Friday, August 27, 2021

Book Stack ~ July 2021

 A monthly post about my progress toward finishing a very large stack of books. Past months' posts:

I would say I've pretty much given up on making progress on reducing the size of the Book Stack, especially now that I've boxed them up and shoved them in the closet, but this month I read a couple, which you'll learn about next month. In the meantime, here's a rundown of the all-new books I read in July.

In the nonfiction department, I read on the theme of swimming: Waterlog, Roger Deakin's lush and entertaining account of swimming his way around the lakes, ponds, locks, wet meadows, pools, and seashores of Britain and Why We Swim, an account of the history, health benefits, and some unusual events and traditions in human swimming by Bonnie Tsui. I loved both and, inspired by both, I dug out my goggles and started making a twice- or thrice-weekly swim the length of a local pond with a friend of mine.

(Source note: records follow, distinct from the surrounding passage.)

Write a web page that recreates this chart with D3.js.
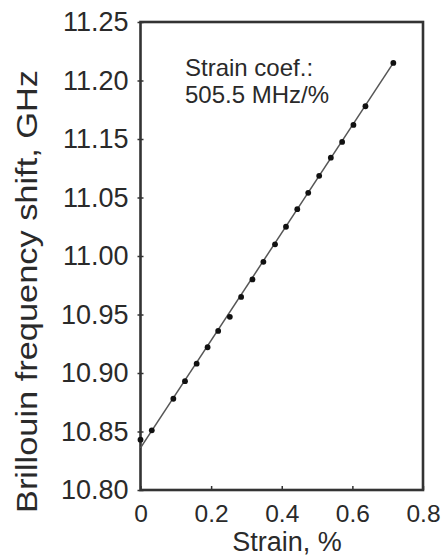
<!DOCTYPE html>
<html>
<head>
<meta charset="utf-8">
<script src="https://cdn.jsdelivr.net/npm/d3@7"></script>
<style>
  html, body { margin: 0; padding: 0; background: #fff; }
  svg { display: block; }
  text { font-family: "Liberation Sans", Arial, sans-serif; fill: #2a2a2a; }
</style>
</head>
<body>
<svg id="chart" width="448" height="557"></svg>
<script>
// ---- data ----
const strain = [0.000, 0.032, 0.093, 0.126, 0.159, 0.190, 0.220, 0.253, 0.285, 0.317, 0.348,
                0.381, 0.412, 0.444, 0.475, 0.506, 0.539, 0.571, 0.603, 0.637, 0.716];
const shift  = [10.843, 10.851, 10.878, 10.893, 10.908, 10.922, 10.936, 10.948, 10.965, 10.980, 10.995,
                11.010, 11.025, 11.040, 11.058, 11.087, 11.118, 11.145, 11.162, 11.178, 11.215];
const fitStrain = [0.000, 0.716];
const fitShift  = [10.836, 11.215];

const xTickValues = [0, 0.2, 0.4, 0.6, 0.8];
const xTickLabels = ["0", "0.2", "0.4", "0.6", "0.8"];
// tick labels exactly as printed on the original axis (evenly spaced)
const yTickValues = [10.80, 10.85, 10.90, 10.95, 11.00, 11.05, 11.15, 11.20, 11.25];
const yTickLabels = ["10.80", "10.85", "10.90", "10.95", "11.00", "11.05", "11.15", "11.20", "11.25"];

const xTitle = "Strain, %";
const yTitle = "Brillouin frequency shift, GHz";
const noteLines = ["Strain coef.:", "505.5 MHz/%"];

// ---- layout ----
const mLeft = 140.5, mRight = 423, mTop = 22, mBottom = 490;
const svg = d3.select("#chart");

const x = d3.scaleLinear().domain([0, 0.8]).range([mLeft, mRight]);
const yRange = yTickValues.map((d, i) => mBottom - i * (mBottom - mTop) / (yTickValues.length - 1));
const y = d3.scaleLinear().domain(yTickValues).range(yRange);

const ink = "#333";
const txt = "#2a2a2a";

// axes
const xAxis = d3.axisBottom(x).tickValues(xTickValues)
  .tickFormat((d, i) => xTickLabels[i]).tickSizeInner(-4).tickSizeOuter(0).tickPadding(10);
const gx = svg.append("g").attr("transform", `translate(0,${mBottom})`).call(xAxis);
gx.select(".domain").remove();
gx.selectAll(".tick line").attr("stroke", ink).attr("stroke-width", 1.5);
gx.selectAll(".tick text").attr("font-size", 24.5).attr("fill", txt)
  .attr("font-family", "Liberation Sans, Arial, sans-serif").attr("dy", "0.72em")
  .attr("y", 14);

const yAxis = d3.axisLeft(y).tickValues(yTickValues)
  .tickFormat((d, i) => yTickLabels[i]).tickSizeInner(3).tickSizeOuter(0).tickPadding(9);
const gy = svg.append("g").attr("transform", `translate(${mLeft},0)`).call(yAxis);
gy.select(".domain").remove();
gy.selectAll(".tick line").attr("stroke", ink).attr("stroke-width", 1.5).attr("x2", 3).attr("x1", -3);
gy.selectAll(".tick text").attr("font-size", 27).attr("fill", txt)
  .attr("font-family", "Liberation Sans, Arial, sans-serif").attr("x", -12);

// frame
svg.append("rect")
  .attr("x", x(0)).attr("y", y(11.25))
  .attr("width", x(0.8) - x(0)).attr("height", y(10.80) - y(11.25))
  .attr("fill", "none").attr("stroke", ink).attr("stroke-width", 2.6);

// fit line
const fit = fitStrain.map((d, i) => [d, fitShift[i]]);
svg.append("path")
  .datum(fit)
  .attr("d", d3.line().x(d => x(d[0])).y(d => y(d[1])))
  .attr("fill", "none").attr("stroke", "#555").attr("stroke-width", 1.5);

// points
svg.append("g").selectAll("circle")
  .data(strain.map((d, i) => [d, shift[i]]))
  .join("circle")
  .attr("cx", d => x(d[0])).attr("cy", d => y(d[1]))
  .attr("r", 2.9).attr("fill", "#111");

// annotation
svg.append("text").attr("x", 185).attr("y", 76).attr("font-size", 24)
  .selectAll("tspan").data(noteLines).join("tspan")
  .attr("x", 185).attr("dy", (d, i) => i === 0 ? 0 : 27).text(d => d);

// titles
svg.append("text").attr("x", 287).attr("y", 551).attr("text-anchor", "middle")
  .attr("font-size", 27).text(xTitle);
svg.append("text")
  .attr("transform", `translate(37,${(70 + 513) / 2}) rotate(-90)`)
  .attr("text-anchor", "middle").attr("font-size", 30)
  .attr("textLength", 443).attr("lengthAdjust", "spacingAndGlyphs")
  .text(yTitle);
</script>
</body>
</html>
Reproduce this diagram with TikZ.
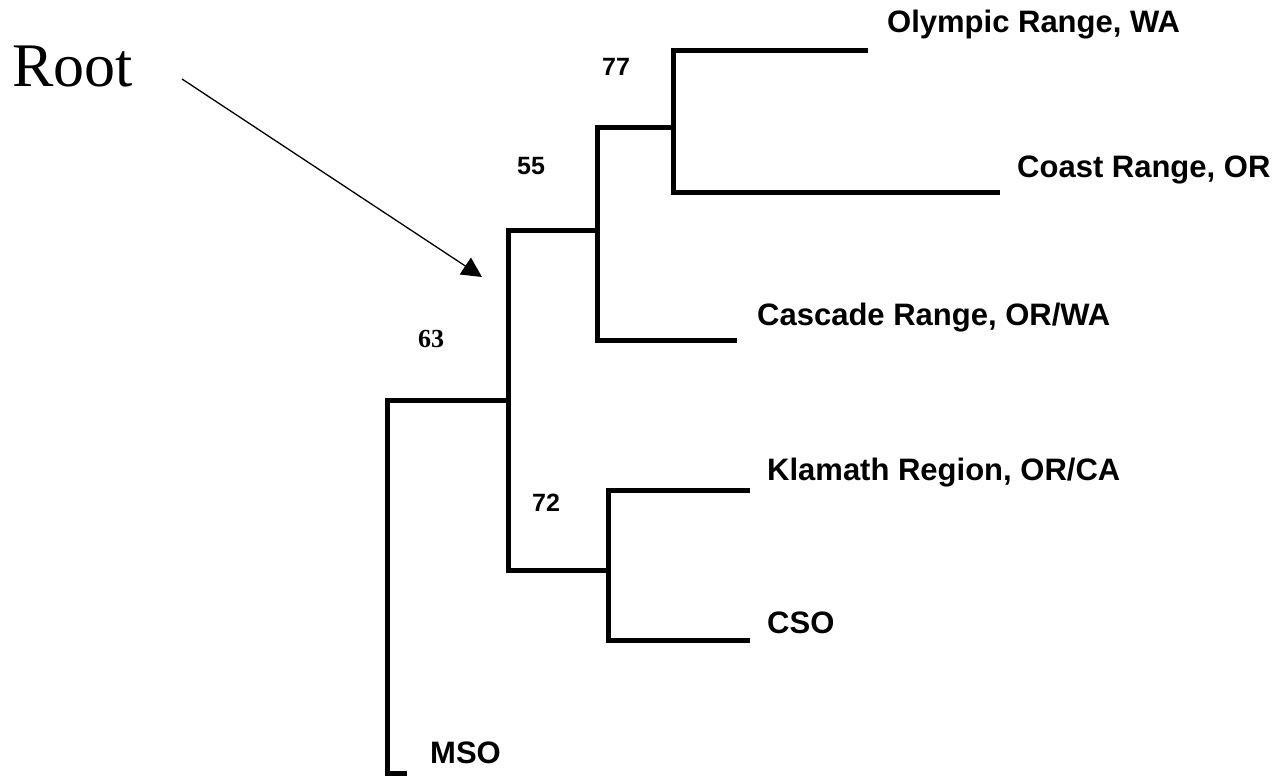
\documentclass[tikz,border=0pt]{standalone}
\usepackage{fontspec}
\setmainfont{Liberation Serif}
\setsansfont{Liberation Sans}
\usetikzlibrary{arrows.meta,positioning}

\begin{document}
\begin{tikzpicture}[
    x=1pt, y=-1pt,
    branch/.style={line width=5pt, line join=miter},
    leaf/.style={anchor=base west, inner sep=0pt, font=\sffamily\bfseries\fontsize{31}{36}\selectfont},
    support/.style={anchor=base west, inner sep=0pt, font=\sffamily\bfseries\fontsize{25}{30}\selectfont},
    pointer/.style={-{Triangle[length=20pt,width=20pt]}, line width=1.3pt},
]
    \useasboundingbox (0,0) rectangle (1283,776);

    % Branch points
    \coordinate (rt) at (387,400);
    \coordinate (n63) at (508,400);
    \coordinate (n55) at (597,230);
    \coordinate (n77) at (673,127);
    \coordinate (n72) at (608,570);

    % Tips
    \coordinate (olyEnd) at (868,51);
    \coordinate (coastEnd) at (1000,192);
    \coordinate (cascEnd) at (737,340);
    \coordinate (klamEnd) at (750,490);
    \coordinate (csoEnd) at (750,640);
    \coordinate (msoEnd) at (407,773);

    % Branches
    \draw[branch] (olyEnd) -| (n77) |- (coastEnd);
    \draw[branch] (n77) -| (n55) |- (cascEnd);
    \draw[branch] (n55) -| (n63) |- (n72);
    \draw[branch] (klamEnd) -| (n72) |- (csoEnd);
    \draw[branch] (n63) -- (rt) |- (msoEnd);

    % Taxa
    \node[leaf] (oly) at (887,33) {Olympic Range, WA};
    \node[leaf] (coast) at (1017,177) {Coast Range, OR};
    \node[leaf] (casc) at (757,325) {Cascade Range, OR/WA};
    \node[leaf] (klam) at (767,480) {Klamath Region, OR/CA};
    \node[leaf] (cso) at (767,633) {CSO};
    \node[leaf] (mso) at (430,763) {MSO};

    % Bootstrap values
    \node[support] (b77) at (602,76) {77};
    \node[support] (b55) at (517,174) {55};
    \node[anchor=base west, inner sep=0pt, font=\rmfamily\bfseries\fontsize{26}{30}\selectfont] (b63) at (418,347) {63};
    \node[support] (b72) at (532,511) {72};

    % Root label
    \node[anchor=base west, inner sep=0pt, font=\rmfamily\fontsize{62}{70}\selectfont] (rootlbl) at (12,87) {Root};
    \coordinate (tail) at (182,79);
    \coordinate (rootpt) at (482,277);
    \draw[pointer] (tail) -- (rootpt);
\end{tikzpicture}
\end{document}
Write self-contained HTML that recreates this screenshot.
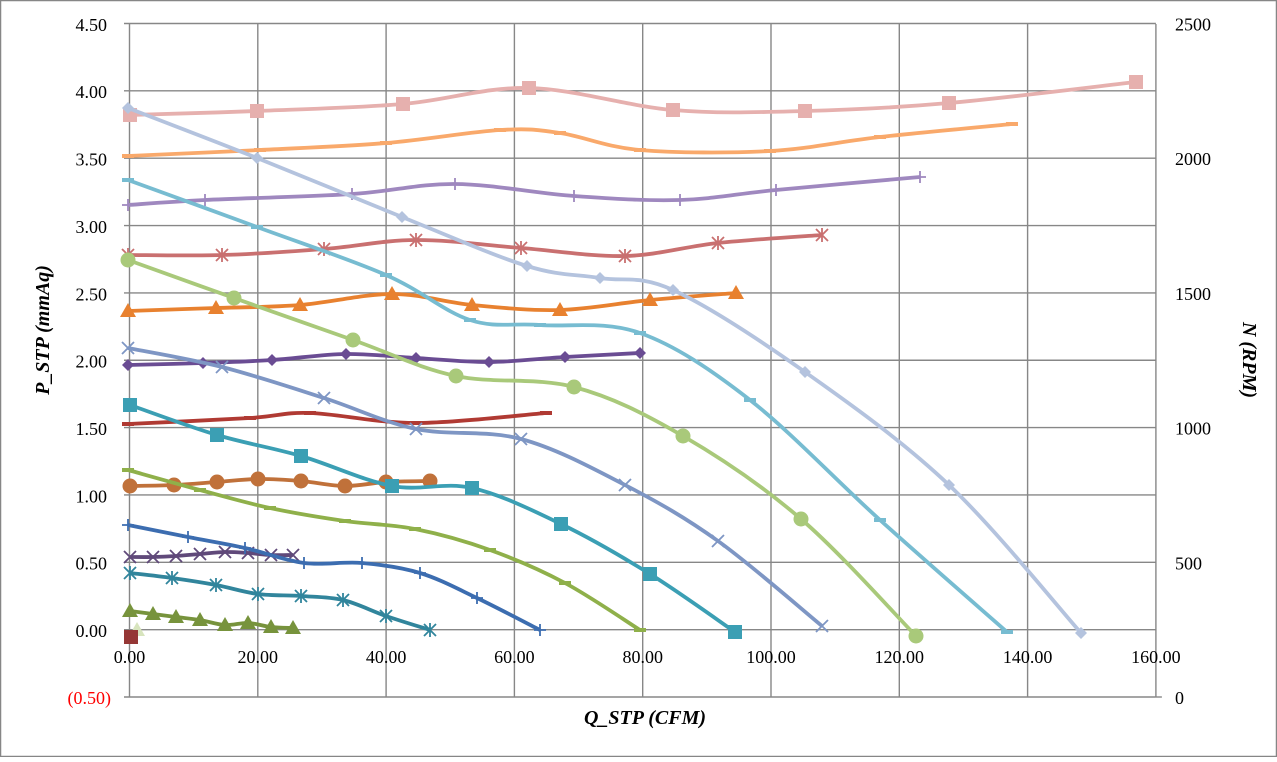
<!DOCTYPE html>
<html><head><meta charset="utf-8"><style>
body{margin:0;background:#fff}
svg text{font-family:"Liberation Serif",serif}
</style></head><body>
<svg id="s" width="1277" height="757" xmlns="http://www.w3.org/2000/svg">
<rect x="0.5" y="0.5" width="1276" height="756" fill="#fff" stroke="#868686" stroke-width="1.5"/>
<g id="grid"></g>
<g id="series"></g>
<g font-size="18" fill="#000">
<g id="lab"></g>
</g>
<text x="645" y="724" font-size="20" font-weight="bold" font-style="italic" text-anchor="middle">Q_STP (CFM)</text>
<text transform="translate(49,330) rotate(-90)" font-size="20" font-weight="bold" font-style="italic" text-anchor="middle">P_STP (mmAq)</text>
<text transform="translate(1243,360) rotate(90)" font-size="20" font-weight="bold" font-style="italic" text-anchor="middle">N (RPM)</text>
</svg>
<script>
var NS="http://www.w3.org/2000/svg";
function el(p,t,a,txt){var e=document.createElementNS(NS,t);for(var k in a)e.setAttribute(k,a[k]);if(txt!==undefined)e.textContent=txt;p.appendChild(e);return e;}
var g=document.getElementById('grid'),L=document.getElementById('lab'),S=document.getElementById('series');
var X0=129.5,DX=128.3,GC='#878787';
for(var i=0;i<=10;i++){var y=697-i*67.35;el(g,'line',{x1:124,x2:X0+8*DX,y1:y,y2:y,stroke:GC,'stroke-width':1.4});}
for(var i=0;i<=8;i++){var x=X0+i*DX;el(g,'line',{x1:x,x2:x,y1:24,y2:697,stroke:GC,'stroke-width':1.4});
 el(L,'text',{x:x,y:663,'text-anchor':'middle'},(i*20).toFixed(2));}
el(g,'line',{x1:X0+8*DX,x2:X0+8*DX+6,y1:697,y2:697,stroke:GC,'stroke-width':1.4});
for(var i=0;i<=9;i++){el(L,'text',{x:107,y:630-i*67.35+7,'text-anchor':'end'},(i*0.5).toFixed(2));}
el(L,'text',{x:111,y:704,'text-anchor':'end',fill:'#ff0000'},'(0.50)');
for(var i=0;i<=5;i++){el(L,'text',{x:1175,y:697-i*134.7+7},String(i*500));}
function path(p){var d='M'+p[0][0]+','+p[0][1];for(var i=0;i<p.length-1;i++){var p0=p[i-1]||p[i],p1=p[i],p2=p[i+1],p3=p[i+2]||p2;var t=6;
 d+=' C'+(p1[0]+(p2[0]-p0[0])/t)+','+(p1[1]+(p2[1]-p0[1])/t)+' '+(p2[0]-(p3[0]-p1[0])/t)+','+(p2[1]-(p3[1]-p1[1])/t)+' '+p2[0]+','+p2[1];}return d;}
function mk(x,y,m,c){var s=7;
 if(m=='sq')el(S,'rect',{x:x-s,y:y-s,width:2*s,height:2*s,fill:c});
 else if(m=='ci')el(S,'circle',{cx:x,cy:y,r:7.5,fill:c});
 else if(m=='tr')el(S,'polygon',{points:(x)+','+(y-8)+' '+(x-8)+','+(y+6)+' '+(x+8)+','+(y+6),fill:c});
 else if(m=='di')el(S,'polygon',{points:x+','+(y-6)+' '+(x+6)+','+y+' '+x+','+(y+6)+' '+(x-6)+','+y,fill:c});
 else if(m=='pl'){el(S,'path',{d:'M'+(x-6)+','+y+'h12M'+x+','+(y-6)+'v12',stroke:c,'stroke-width':1.8});}
 else if(m=='x'){el(S,'path',{d:'M'+(x-6)+','+(y-6)+'l12,12M'+(x+6)+','+(y-6)+'l-12,12',stroke:c,'stroke-width':1.8});}
 else if(m=='st'){el(S,'path',{d:'M'+(x-6)+','+(y-6)+'l12,12M'+(x+6)+','+(y-6)+'l-12,12M'+x+','+(y-7)+'v14',stroke:c,'stroke-width':1.8});}
 else if(m=='da'){el(S,'path',{d:'M'+(x-6)+','+y+'h12',stroke:c,'stroke-width':4});}
}
var D=[
['#E6B0AE','sq',[[130,115],[257,111],[403,104],[529,88],[673,110],[805,111],[949,103],[1136,82]]],
['#F9A96B','da',[[128,156],[260,150],[386,143],[500,130],[560,133],[640,150],[770,151],[880,137],[1012,124]]],
['#9F88BF','pl',[[128,205],[205,200],[352,194],[455,184],[574,196],[680,200],[776,190],[920,177]]],
['#C97070','st',[[128,255],[222,255],[324,249],[416,240],[521,248],[625,256],[718,243],[822,235]]],
['#E8812F','tr',[[128,311],[216,308],[300,305],[392,294],[472,305],[560,310],[650,300],[736,293]]],
['#6A4C93','di',[[128,365],[203,363],[272,360],[346,354],[416,358],[489,362],[565,357],[640,353]]],
['#B03A33','da',[[128,424],[250,418],[310,413],[416,423],[546,413]]],
['#C0713A','ci',[[130,486],[174,485],[217,482],[258,479],[301,481],[345,486],[386,482],[430,481]]],
['#60497A','x',[[130,557],[153,557],[176,556],[200,554],[225,552],[248,553],[271,555],[293,555]]],
['#31859C','st',[[130,573],[172,578],[216,585],[258,594],[301,596],[343,600],[386,616],[430,630]]],
['#77933C','tr',[[130,611],[153,614],[176,617],[200,620],[225,625],[248,623],[271,627],[293,628]]],
['#B4C3DE','di',[[128,108],[257,158],[402,217],[527,266],[600,278],[673,290],[805,372],[949,485],[1081,633]]],
['#77BCD1','da',[[128,180],[257,227],[386,275],[470,320],[540,325],[640,333],[750,400],[880,520],[1007,632]]],
['#A9C97A','ci',[[128,260],[234,298],[353,340],[456,376],[574,387],[683,436],[801,519],[916,636]]],
['#7E96C4','x',[[128,348],[222,367],[324,398],[416,429],[521,439],[625,485],[718,541],[822,626]]],
['#3B9FB4','sq',[[130,405],[217,435],[301,456],[392,486],[472,488],[561,524],[650,574],[735,632]]],
['#8FB04A','da',[[128,470],[200,490],[270,508],[345,521],[415,529],[490,550],[565,583],[640,630]]],
['#3C6DB0','pl',[[128,525],[188,537],[245,548],[304,563],[362,563],[420,573],[477,598],[540,630]]]
];
D.forEach(function(s){el(S,'path',{d:path(s[2]),fill:'none',stroke:s[0],'stroke-width':3.8,'stroke-linejoin':'round'});
 if(s[1])s[2].forEach(function(p){mk(p[0],p[1],s[1],s[0]);});});
mk(137,630,'tr','#D7E4BD');
mk(131,637,'sq','#953735');
</script>
</body></html>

For fiction, I was in mystery mode again. My mom sent me the second in Barbara Ross's Jane Darrowfield series: Jane Darrowfield and the Madwoman Next Door, which was a fun read; the latest lady cop book, Dear Miss Kopp, in which Amy Stewart pulls off the brilliant feat of carrying off multiple storylines and solving several mysteries entirely in letters written to or by the Kopp Sisters; and Recipes for Love and Murder, by Sally Andrew, which I found by happenstance on a clearance table at my local bookstore and which I loved so much: lush descriptions of the South African countryside, a lay detective, a complicated murder mystery, and so many delicious recipes (I don't always love the cozy mystery trope of incorporating food and recipes into the story, but Andrew pulls it off brilliantly, without pulling the reader out of the story, or boring her, and she had me drooling over lamb curries even though I'm a vegetarian).

What are you reading this month?

Thursday, August 19, 2021

Solitude



C and the boys left Monday morning for a nine-day hiking adventure along the Appalachian Trail through the 100-Mile Wilderness and to the top of Mount Katahdin. They left at just the right time--I was in danger of smothering my children, both literally (with a pillow) and figuratively (with excessive mothering).

I have written before, and I'm sure I'll write it again, that when my kids were tiny babies, my rapture for them was matched only by my desire to escape them. I'm beset by similar equal and opposite feelings for them again now that they're 16 and 20. Like most families, we've been blessed and cursed with an excess of togetherness over the past year and a half, thanks to the closures and constraints placed on schools and workplaces. While in many ways that's been wonderful and a true gift, I also find myself somethings thinking, Please grow up and go away to college, soon.

At the same time I'm afflicted with a maudlin nostalgia for their childhood years and a near-panic that we didn't do all the things we should have done when they were young, before they were grumpy and resistant to everything, and the things we did do, we might not have done just right. So it was time--for us all to get some space from each other, for them to go off and climb mountains and do some male bonding, and for me to revel in a little peace and quiet at home, alone, for the first time in as long as I can remember.

And, oh, have I been reveling. Nothing remarkable has taken place, nothing out of the ordinary, but the number of times I need to clean the kitchen daily has been cut down by a factor of ten, and it's been so blissfully quiet that I can actually hear myself think. Despite the quiet, I haven't accomplished quite as much writing as I imagined I would. It's funny how my job could take me away from home for ten to eighteen hours a day, but now I can't seem to wring more than three or four hours of writing out of a single day. Part of it is distraction, both of the electronic variety and the analog--the world outside is so dreamily magical right now: fledgling broad-winged hawks, clearwing hummingbird moths, painted lady butterflies, mushrooms of every color and shape. I need to get out there and check on things on a regular basis. Part of it is stamina--I'm not used to focusing for such a long time and my brain gets tired. And part of it is some combination of anxiety that I'm working on the wrong project and that I don't deserve to have this time, and doubt that whatever I work on will amount to anything.

To avoid burrowing too deeply into my own head and to quell those doubts and anxious feelings, I take myself to water every day--swimming the length of a pond three times a week with a friend, paddling solo on another pond followed by Indian takeout, a small poolside gathering with friends. I'm conscious of not wanting to give away too much of my time while also avoiding making myself crazy with my own company. The fleeting nature of this period of solitude also bears on my mind--they'll all be home on Tuesday, and then I'll have to recalibrate again, find ways to work amid the chaos.

In the meantime, I'm being gentle with myself. I won't write a novel before the week is out, but I did write a couple of scenes and figured out some character stuff (important things, like the narrator's name!). I also finished reviewing a manuscript I put on hold back in November and rewrote one final essay for it. I'm balancing butt-in-chair time with play-outside time (and lie-on-the-bed-reading-a-book time). The one thing I haven't made time for so far is doze-in-hammock time, which I plan to rectify this weekend!